* _Task prompt_
Output exactly the lines from the first line of the records below through the line containing "(steerL) at (464,1048);", both included, leaving out any pictures.

* _The input_
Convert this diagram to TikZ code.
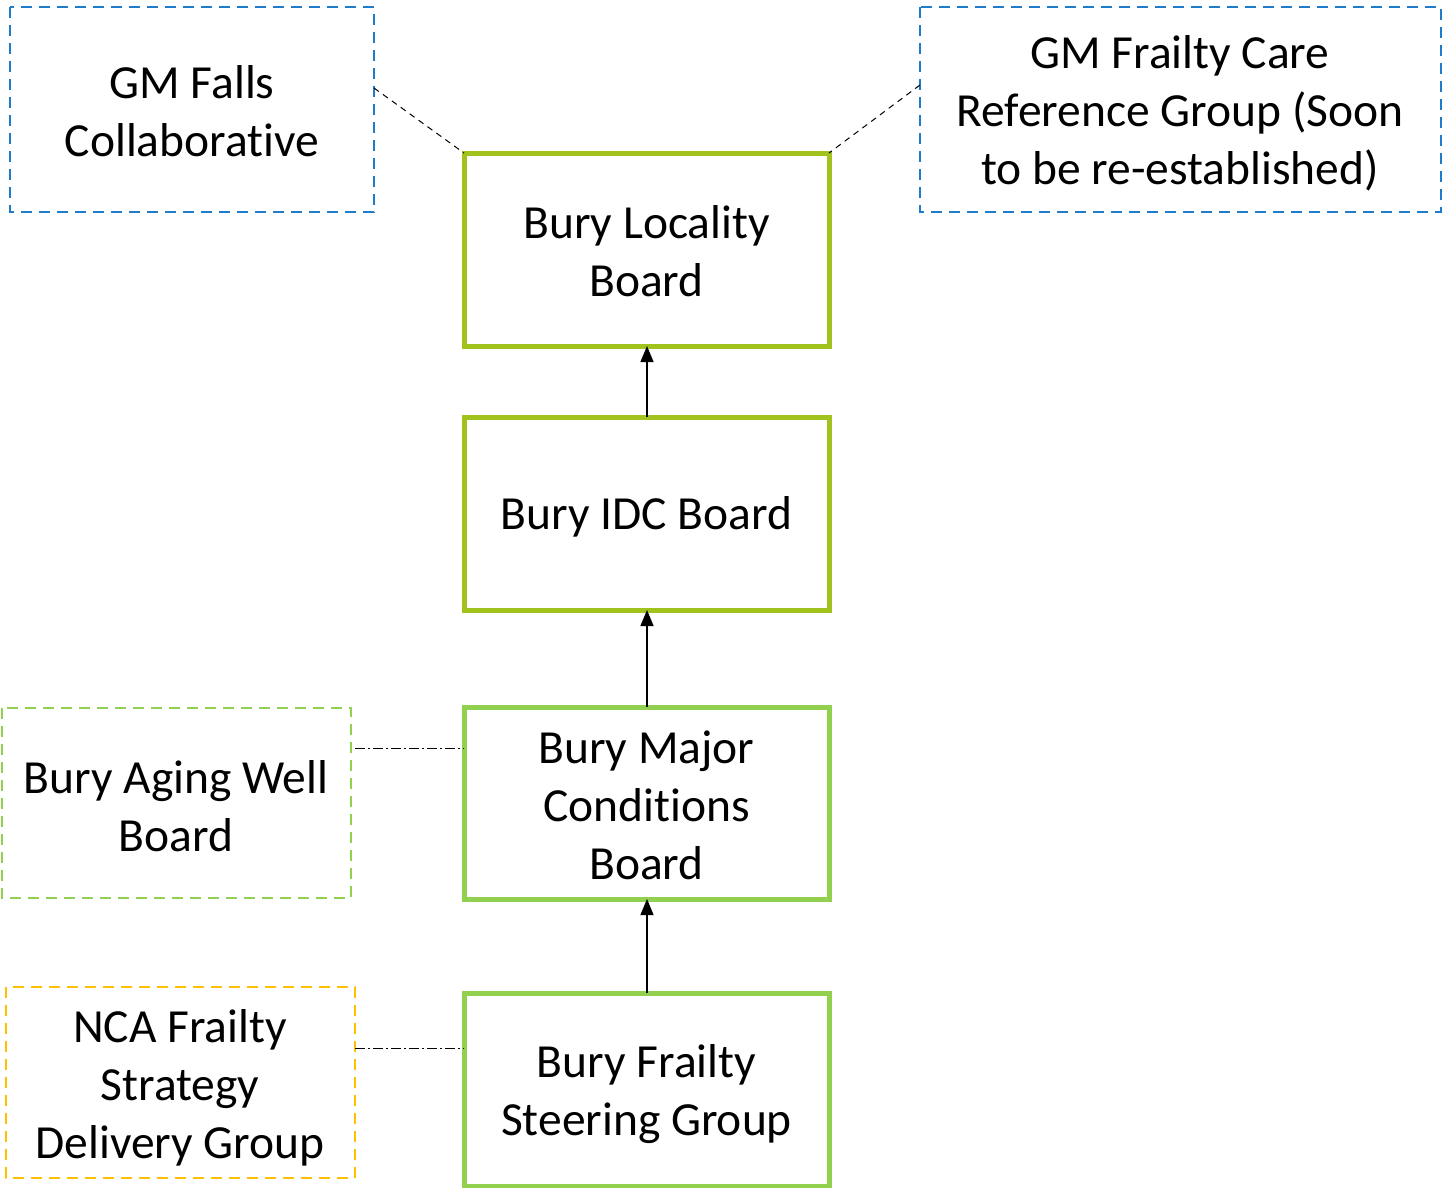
\documentclass[tikz,border=0pt]{standalone}
\usepackage{fontspec}
\setmainfont[Ligatures={NoCommon}]{Carlito}
\usetikzlibrary{arrows.meta}
\definecolor{gmblue}{HTML}{1F7CC9}
\definecolor{olive}{HTML}{A2C21E}
\definecolor{lgreen}{HTML}{92D050}
\definecolor{amber}{HTML}{FFC000}
\tikzset{
  box/.style={draw, line width=#1},
  solidbox/.style={box=5pt},
  dashbox/.style={box=2.6pt, dash pattern=on 11pt off 7pt},
  lbl/.style={font=\fontsize{47.5}{58}\selectfont, align=center},
  link/.style={draw=black, line width=1pt, dash pattern=on 6pt off 5pt},
  dotlink/.style={draw=black, line width=1pt, dash pattern=on 10pt off 3pt on 2pt off 3pt},
  up/.style={draw=black, line width=1.2pt, -{Triangle[length=16pt,width=13pt]}}
}
\begin{document}
\begin{tikzpicture}[x=1pt,y=-1pt]
\useasboundingbox (0,0) rectangle (1445,1188);
% boxes
\draw[dashbox, gmblue] (10,7) rectangle (374,212);
\node[lbl] (falls) at (192,111) {GM Falls\\Collaborative};
\coordinate (fallsR) at (374,88);

\draw[dashbox, gmblue] (920,7) rectangle (1441,212);
\node[lbl] (care) at (1180,113) {GM Frailty Care\\Reference Group (Soon\\to be re-established)};
\coordinate (careL) at (920,85);

\draw[solidbox, olive] (464,153) rectangle (829,346);
\node[lbl] (loc) at (646.5,251) {Bury Locality\\Board};
\coordinate (locTL) at (464,153); \coordinate (locTR) at (829,153);
\coordinate (locB) at (647,346);

\draw[solidbox, olive] (464,417) rectangle (829,610);
\node[lbl] (idc) at (646.5,517) {Bury IDC Board};
\coordinate (idcT) at (647,417); \coordinate (idcB) at (647,610);

\draw[solidbox, lgreen] (464,707) rectangle (829,899);
\node[lbl] (maj) at (646.5,805) {Bury Major\\Conditions\\Board};
\coordinate (majT) at (647,707); \coordinate (majB) at (647,899);
\coordinate (majL) at (464,748);

\draw[solidbox, lgreen] (464,993) rectangle (829,1186);
\node[lbl] (steer) at (646.5,1094) {Bury Frailty\\Steering Group};
\coordinate (steerT) at (647,993); \coordinate (steerL) at (464,1048);

\draw[dashbox, lgreen] (2,708) rectangle (351,898);
\node[lbl] (aging) at (176,806) {Bury Aging Well\\Board};
\coordinate (agingR) at (355,748);

\draw[dashbox, amber] (6,987) rectangle (355,1178);
\node[lbl] (nca) at (180,1088) {NCA Frailty\\Strategy\\Delivery Group};
\coordinate (ncaR) at (355,1048);

% connectors
\draw[link] (fallsR) -- (locTL);
\draw[link] (careL) -- (locTR);
\draw[dotlink] (agingR) -- (majL);
\draw[dotlink] (ncaR) -- (steerL);
\draw[up] (idcT) -- (locB);
\draw[up] (majT) -- (idcB);
\draw[up] (steerT) -- (majB);
\end{tikzpicture}
\end{document}
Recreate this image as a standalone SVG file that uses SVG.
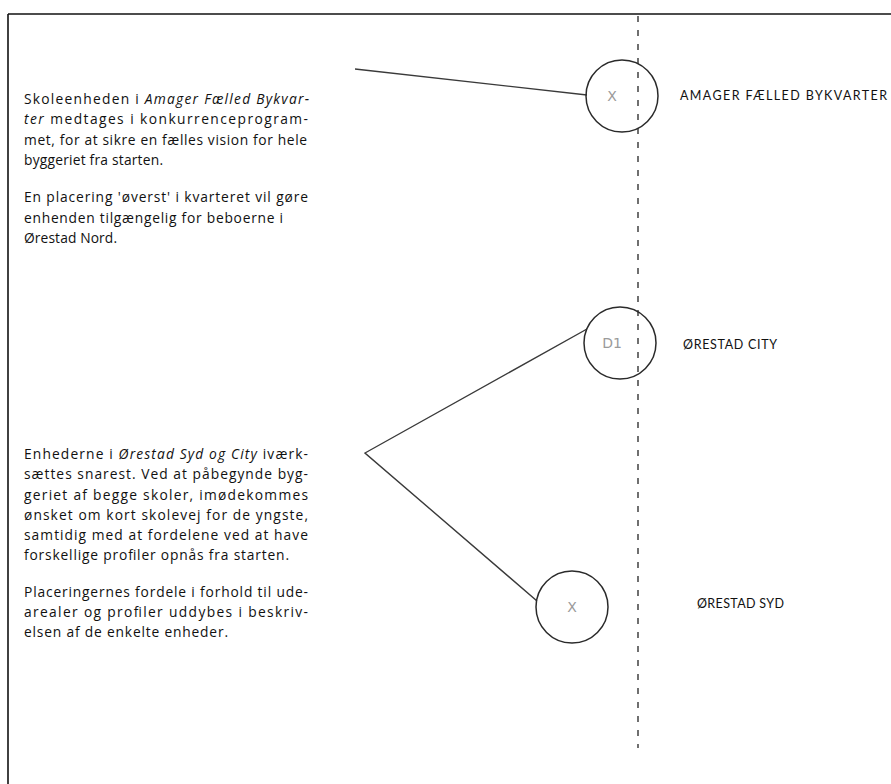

* _Reply to the task_
Convert this diagram to TikZ code.
\documentclass[tikz,border=0pt]{standalone}
\usepackage{fontspec}
\setmainfont[Ligatures={NoCommon}]{Carlito}
\usetikzlibrary{arrows.meta}
\definecolor{gmblue}{HTML}{1F7CC9}
\definecolor{olive}{HTML}{A2C21E}
\definecolor{lgreen}{HTML}{92D050}
\definecolor{amber}{HTML}{FFC000}
\tikzset{
  box/.style={draw, line width=#1},
  solidbox/.style={box=5pt},
  dashbox/.style={box=2.6pt, dash pattern=on 11pt off 7pt},
  lbl/.style={font=\fontsize{47.5}{58}\selectfont, align=center},
  link/.style={draw=black, line width=1pt, dash pattern=on 6pt off 5pt},
  dotlink/.style={draw=black, line width=1pt, dash pattern=on 10pt off 3pt on 2pt off 3pt},
  up/.style={draw=black, line width=1.2pt, -{Triangle[length=16pt,width=13pt]}}
}
\begin{document}
\begin{tikzpicture}[x=1pt,y=-1pt]
\useasboundingbox (0,0) rectangle (1445,1188);
% boxes
\draw[dashbox, gmblue] (10,7) rectangle (374,212);
\node[lbl] (falls) at (192,111) {GM Falls\\Collaborative};
\coordinate (fallsR) at (374,88);

\draw[dashbox, gmblue] (920,7) rectangle (1441,212);
\node[lbl] (care) at (1180,113) {GM Frailty Care\\Reference Group (Soon\\to be re-established)};
\coordinate (careL) at (920,85);

\draw[solidbox, olive] (464,153) rectangle (829,346);
\node[lbl] (loc) at (646.5,251) {Bury Locality\\Board};
\coordinate (locTL) at (464,153); \coordinate (locTR) at (829,153);
\coordinate (locB) at (647,346);

\draw[solidbox, olive] (464,417) rectangle (829,610);
\node[lbl] (idc) at (646.5,517) {Bury IDC Board};
\coordinate (idcT) at (647,417); \coordinate (idcB) at (647,610);

\draw[solidbox, lgreen] (464,707) rectangle (829,899);
\node[lbl] (maj) at (646.5,805) {Bury Major\\Conditions\\Board};
\coordinate (majT) at (647,707); \coordinate (majB) at (647,899);
\coordinate (majL) at (464,748);

\draw[solidbox, lgreen] (464,993) rectangle (829,1186);
\node[lbl] (steer) at (646.5,1094) {Bury Frailty\\Steering Group};
\coordinate (steerT) at (647,993); \coordinate (steerL) at (464,1048);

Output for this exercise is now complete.